Men Behaving Badly

Evanston RoundTable, Nov. 16, 2017

Every day seems to bring more accusations of and discussion about sexual harassment, as women everywhere are emboldened to speak out and men begin to realize that sexual misconduct of any type (whether theirs or someone else’s) is no longer amusing or acceptable.

It is not hard to pinpoint the exact moment when this thinking changed. Anita Hill testified in 1991. Since then there have been numerous accusations, but until the New York Times and The New Yorker broke their stories about Harvey Weinstein (little more than a month ago!) nothing seemed that different. Now the dam has broken.

The more important issue is: how can we put an end to it? Given that predatory misbehavior derives from the confluence of three powerful forces—sex, power and ego—it will not be not easy. But it is not impossible.

It requires at least two things.

First is knowledge: that sexual harassment, male misconduct, sexual predation, violent misogyny, objectification, dehumanization—call it what you will—is far more prevalent and serious than most men realize or are willing to acknowledge, and that it is utterly wrong. If you doubt any of this, ask your female colleagues, a third of whom in a 2015 survey said they have been the target of unwanted sexual advances at work.

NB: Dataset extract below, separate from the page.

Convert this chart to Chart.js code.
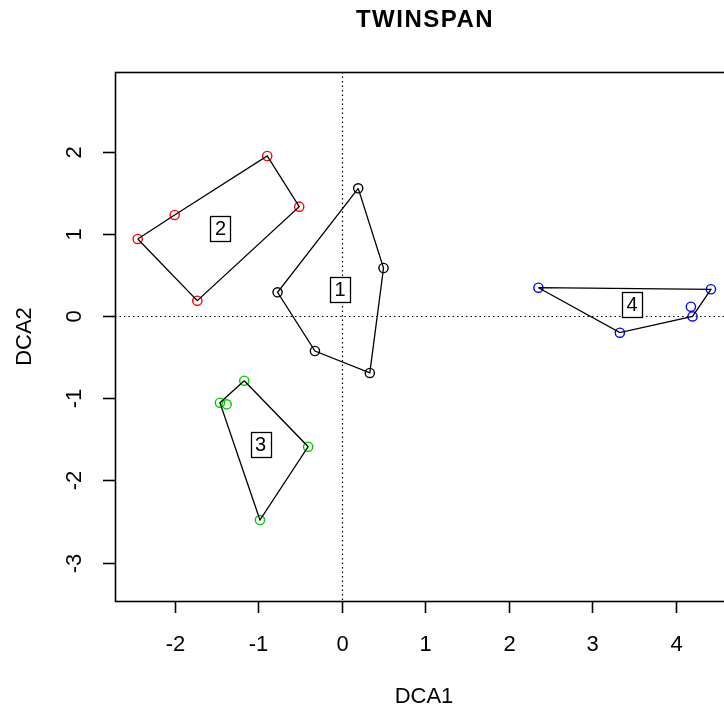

I asked, on my Facebook page, and got immediate and powerful responses. One of my correspondents, a North Shore woman, after detailing numerous episodes of egregiously bad behavior, concluded, “All of the foregoing is quite ordinary; more or less the norm for what my female colleagues and I put up with.  I doubt there is a single business or institution in which the casual harassment of women is not business as usual. Especially given the example offered by our current Predator-in-Chief.” Another told me, “Each time it happens we’ve had to decide whether to say anything. In that sense we’ve all been complicit.” (Both women gave me permission to quote them.)

Thanks to the recent outpouring of such stories, that knowledge is now seeping into the general consciousness.

Second is the harder step: how to make it stop.

One problem is that the image of women as flesh-and-blood people—as mothers, sisters, daughters, friends—is distorted beyond all recognition in the violent lyrics of gangsta rap, salacious ads in glossy magazines, titillating stories that air on cable TV and R-rated movies, even in suggestive games on the devices where boys spend so much of their time.

Maybe is it time to say these depictions of women (produced mostly by men) as exciting, dangerous, voluptuous, and eagerly available are totally inappropriate, as offensive and barbaric as racism.

The way to fix that, as Hemingway said about how things change, is gradually, then fast. Gradual would be the teaching of ethics, responsibility, and proper behavior to boys and girls throughout their school years. Fast would be things we can do now: training classes in the workplace, pressure on Hollywood and Madison Avenue to change the way they depict women, insistence that organizations advance women more quickly until they reach parity with men in pay, responsibility, and in numbers proportional to the population.

Perhaps most importantly, men need to ask themselves: am I to blame in ways large and small? Can I do better?

Many men will object: “Not me, I’ve never done any of these awful things!” But even acquiescing silently in locker room talk when another man makes a lewd comment or a dirty joke—and face it guys, who among us hasn’t?—is reinforcing the “boys will be boys” culture of disrespect and intolerance that can lead to harassment and violence.

It is time for men to stand up and strongly support an end to these practices.